His mother then moved them out to Thelnetham near
Diss, to the farming community run by the slightly famous and slightly
more eccentric John Middleton Murray, who led his Sunday service
dressed as Jesus the carpenter. That was Paul's introduction to how we
English do farming, with Gladys the landgirl driving the Bedford truck
topless. Then a brief spell standing in as the grave digger in Stoke by
Nayland, followed by general handyman, waiter and dogs-body at Polstead
Country club before renovating cottages in Monks Eleigh.
No
wonder he goose stepped on the first parade after signing up in the
British Army for National Service. Posted to Germany, but now meant to
be representing the British, he befriended a local German family and in
particular their daughter Renate.
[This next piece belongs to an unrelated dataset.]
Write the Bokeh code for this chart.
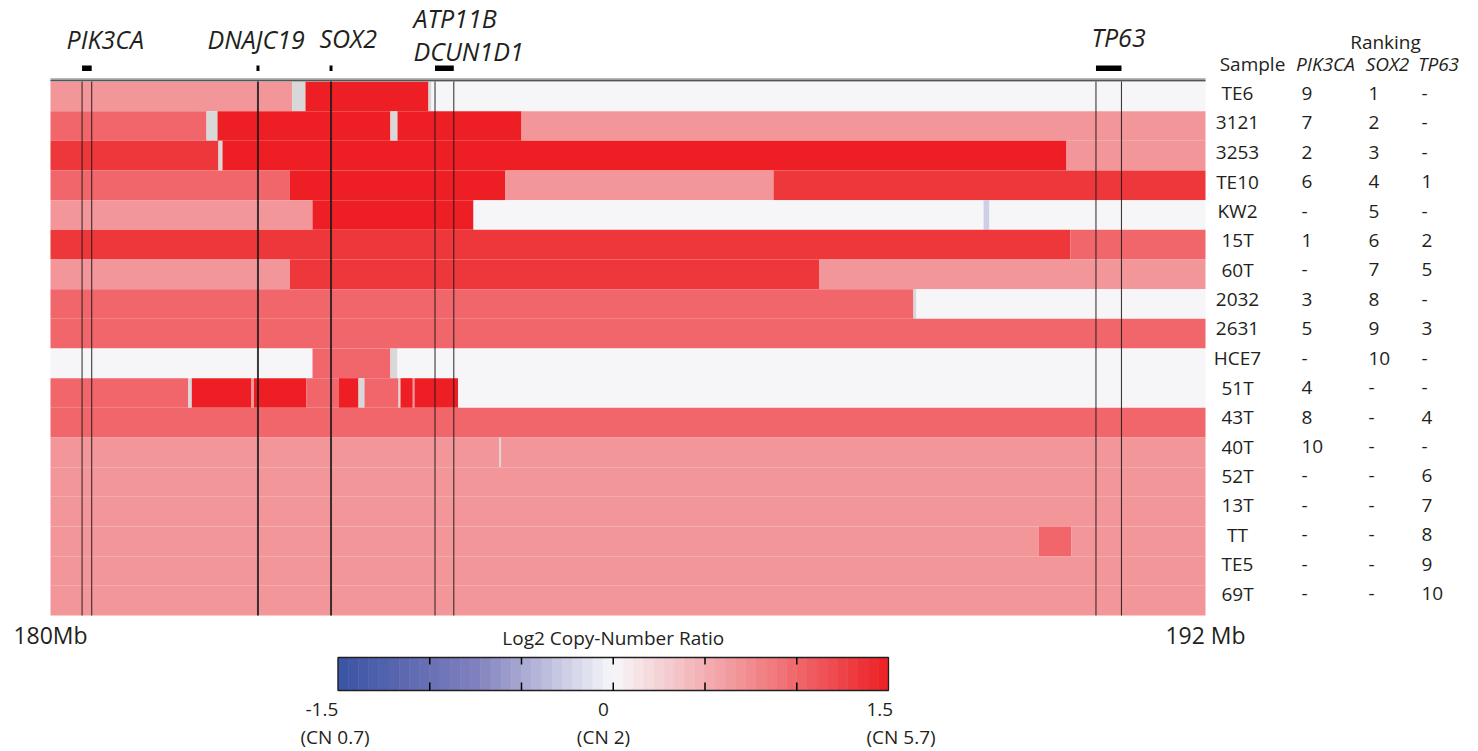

They returned to Marlesford together,
but before their daughter Christiane was born Renate's mother
visited and took her daughter back to Germany.
Paul always
kept in touch, but his British life started to move into its more
established era. He got a job at the Ministry of Works and that was the
point where he met Monica at a dance in Fram Assembly Rooms. They
married in 1956, and as we know, Monica's father soon accepted him into
the fold.
Kate and I were born during his two-year teacher
training in Bristol which you have heard all about from Freddie. He was
posted to Braintree in Essex, teaching woodwork and German. He
renovated our cottage home and built a sound base for his new family.
In the second third and fourth eras of his life he left a tremendous legacy of small but important achievements:
* His
handiwork lies within Framlingham Castle & Saxtead Mill, which he
helped restore while working for the Ministry of Works
* He
built part of the fabric of countless high school students---a
grounding in the practical aspects of life, and I'm sure he instilled
sound moral principles at the same time---both capabilities that would
outlast all their academic qualifications. Some have kept in touch with
him throughout his life.
* After taking on management of the
non-crop side of the farm in 1975 he planted hundreds, perhaps even a
thousand, trees---long before climate change entered centre stage.
* He
was the driving force behind the establishment of Framlingham Furniture
Project in the great barn at Home Farm. As always, he handled the
practical side---getting stuff done was his hallmark.
* As warden of
the fine Church we stand in today, he never lost his 'just do it'
attitude while at the same time organising others for larger projects
such as the repair of the bells.
Castles, windmills, thousands
of school children and trees, the furniture project, the Church, all
these stand as his achievements. And the countless times he was ready
to give practical help to local people in need of a hand. As
one letter to Monica recently said "I cannot imagine Framlingham
without Paul, he was part and parcel of the town." Although he was the
eternal optimist, taking on more than most of us ever would, he
achieved so much because he was always prepared to put in hard graft.
A
final illustration of his optimism, near to the end of his life. I had
told him he should see the people he wanted to see before he died. So
had the doctor and so had others. He had taken all this on board. This
was a few months after his prostate cancer had jumped to his bone, and
even a couple of months after his kidneys had looked like they would
fail within weeks. But he kept going to the end because he never gave
up. Just recently, he asked the doctor, "How much will I be able to do
once I'm better?"
As a child, he had felt let down by his
mother, then by his father-figure Seppl who failed to live up to
expectations too when he switched sides near the end of the War. He
felt let down too by another father-figure, the pastor in Miltenberg
whose fallibility was revealed when he was discovered with a broken leg
after a failed escape from a lady parishioner's bedroom.
Well,
I can truly say I am proud of my father---he never let me down, he
remained a man of integrity, and he deservedly spent his last few
months satisfied that he had achieved everything he set out to achieve.